One of the biggest problems that David Cameron faces at the moment is discipline within his own party. He was astonished by the size of the rebellion on the second reading of the House of Lords Reform Bill, which he had expected to be much smaller.
He is now considering what to do with the many talented Conservative rebels as he approaches the September reshuffle: does he promote some more of those who revolted over Europe, but leave the Lords rebels languishing in career Coventry for a little longer?

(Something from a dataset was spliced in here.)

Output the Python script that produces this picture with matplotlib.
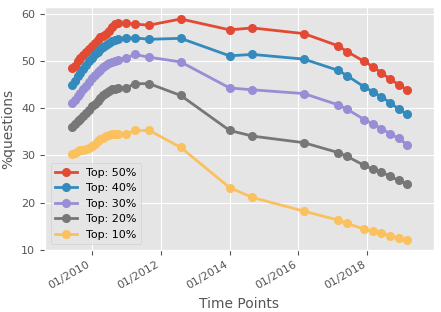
import pandas as pd
import matplotlib
matplotlib.use('Agg')
import matplotlib.pyplot as plt
import matplotlib.dates as mdates

plt.style.use('ggplot')

# monthly points Jun 2009 - Oct 2010, then sparser snapshots
dense_dates = list(pd.date_range('2009-06-01', '2010-10-01', freq='MS'))
sparse_dates = pd.to_datetime(['2011-01-01', '2011-04-01', '2011-09-01', '2012-08-01',
                               '2014-01-01', '2014-09-01', '2016-03-01', '2017-03-01',
                               '2017-06-01', '2017-12-01', '2018-03-01', '2018-06-01',
                               '2018-09-01', '2018-12-01', '2019-03-01'])
dates = dense_dates + list(sparse_dates)

top50 = [48.5, 49.0, 49.9, 50.6, 51.3, 52.0, 52.6, 53.2, 53.8, 54.4, 55.0, 55.4, 55.8, 56.4, 57.1, 57.8, 58.0,
         58.0, 57.8, 57.6, 58.9, 56.6, 57.0, 55.8, 53.2, 52.0, 49.9, 48.8, 47.5, 46.2, 45.0, 43.9]
top40 = [45.0, 45.8, 46.8, 47.4, 48.3, 49.2, 49.9, 50.6, 51.4, 52.0, 52.5, 53.0, 53.4, 53.9, 54.3, 54.5, 54.7,
         54.9, 54.9, 54.6, 54.8, 51.1, 51.4, 50.4, 48.0, 46.9, 44.5, 43.5, 42.4, 41.2, 39.8, 38.7]
top30 = [41.1, 41.8, 42.6, 43.2, 44.0, 44.8, 45.6, 46.3, 47.0, 47.6, 48.2, 48.7, 49.1, 49.5, 49.8, 50.1, 50.3,
         50.7, 51.4, 50.8, 49.8, 44.3, 43.9, 43.1, 40.7, 39.8, 37.6, 36.7, 35.7, 34.6, 33.6, 32.3]
top20 = [36.0, 36.6, 37.3, 37.8, 38.3, 38.9, 39.6, 40.4, 41.0, 41.6, 42.2, 42.7, 43.3, 43.7, 44.0, 44.1, 44.2,
         44.3, 45.2, 45.2, 42.7, 35.3, 34.1, 32.7, 30.6, 29.8, 27.9, 27.1, 26.5, 25.6, 24.7, 23.9]
top10 = [30.4, 30.6, 30.9, 31.1, 31.1, 31.3, 31.6, 32.0, 32.5, 33.0, 33.4, 33.8, 34.1, 34.3, 34.5, 34.5, 34.6,
         34.6, 35.3, 35.3, 31.7, 23.2, 21.1, 18.2, 16.3, 15.6, 14.4, 13.9, 13.5, 13.0, 12.5, 12.0]

series = [('Top: 50%', top50), ('Top: 40%', top40), ('Top: 30%', top30),
          ('Top: 20%', top20), ('Top: 10%', top10)]

fig, ax = plt.subplots(figsize=(4.41, 3.12), dpi=100)
for label, vals in series:
    ax.plot(dates, vals, marker='o', linestyle='-', markersize=5.5, linewidth=2, label=label)

ax.xaxis.set_major_locator(mdates.YearLocator(2))
ax.xaxis.set_major_formatter(mdates.DateFormatter('%m/%Y'))
ax.margins(x=0.08)
ax.set_ylim(10, 61.4)
ax.set_xlabel('Time Points', fontsize=10)
ax.set_ylabel('%questions', fontsize=10)
ax.legend(loc='lower left', fontsize=8)
fig.autofmt_xdate()
ax.tick_params(labelsize=8)
fig.subplots_adjust(left=0.102, right=0.984, top=0.977, bottom=0.199)
fig.savefig('out.png')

The Guardian carries a story by Nick Watt which suggests Cameron isn’t just going to tackle bad behaviour by keeping rebellious spirits on side, though. He’s also being urged to give the whips’ office a good clean-out, replacing many of its current members with talented newcomers and well-respected senior figures. Watt’s piece says:
It is understood that Cameron now agrees that the whips’ office will have a greater chance of asserting authority over troublesome MPs, particularly the 2010 intake, if it combines two sorts of MPs: respected older figures and newcomers destined for the cabinet.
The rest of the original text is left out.